Manfred’s pro-Oakland…now what?

Commissioner Rob Manfred last week pledged public support for keeping the A’s in Oakland, sending a message to Lew Wolff and John Fisher that essentially said: “Build in Oakland … now.” Manfred added:

“I am committed to Oakland as a major-league site. If we were to leave Oakland, I think 10 years from now we would be more likely than not looking backward saying we made a mistake.”

Manfred also said expansion would not be considered until the stadium situations in Oakland and Tampa Bay are resolved. And for those guessing the A’s have to wait on a new ballpark until the Raiders figure things out, Manfred refuted that by saying:

… the A’s can’t wait for the Raiders to determine their long-term home and must act independently of the NFL’s stadium pursuit. “I see the football issues as separate,” Manfred said. “Baseball should go ahead…Football will do what football’s going to do. We need to get a baseball facility in Oakland.”

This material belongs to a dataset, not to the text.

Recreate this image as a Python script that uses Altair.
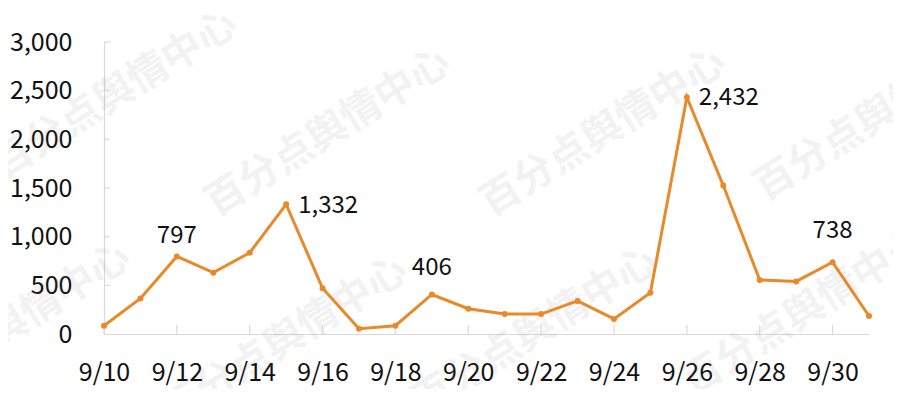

So, there you have it. Manfred wants the A’s in Oakland and he sees no reason why A’s ownership isn’t acting fast to prep and build a new ballpark in Oakland right now. In January, Wolff said the A’s were “in the middle of a 6-to-8-month process” of investigating Oakland ballpark sites. Six months after that quote, Wolff and the A’s have made zero announcements about Oakland sites or if there’s been any progress on that.

Are Wolff and Fisher actually studying new sites in Oakland? If not, why aren’t they? If yes, why the secrecy? And who’s in charge, exactly? A few months ago it was reported that Fisher had replaced Wolff in leading the Oakland ballpark study. But Manfred contradicted that last week, saying that Wolff remains the A’s ownership contact person.

A’s fans, meanwhile, are frustrated. After 11 years of the Wolff-Fisher ownership providing little but murky dysfunction on the ballpark front, few optimists remain. Most A’s fans have grown completely cynical and believe that nothing will change until A’s ownership changes.

Lastly, what role does the Collective Bargaining Agreement play in all of this? When that CBA expires this December, will MLB owners remove the A’s from the revenue sharing dole and force Wolff and Fisher to actually work for their annual millions in profit?

As usual in the Wolff era (since 2003), we are left with more questions than answers.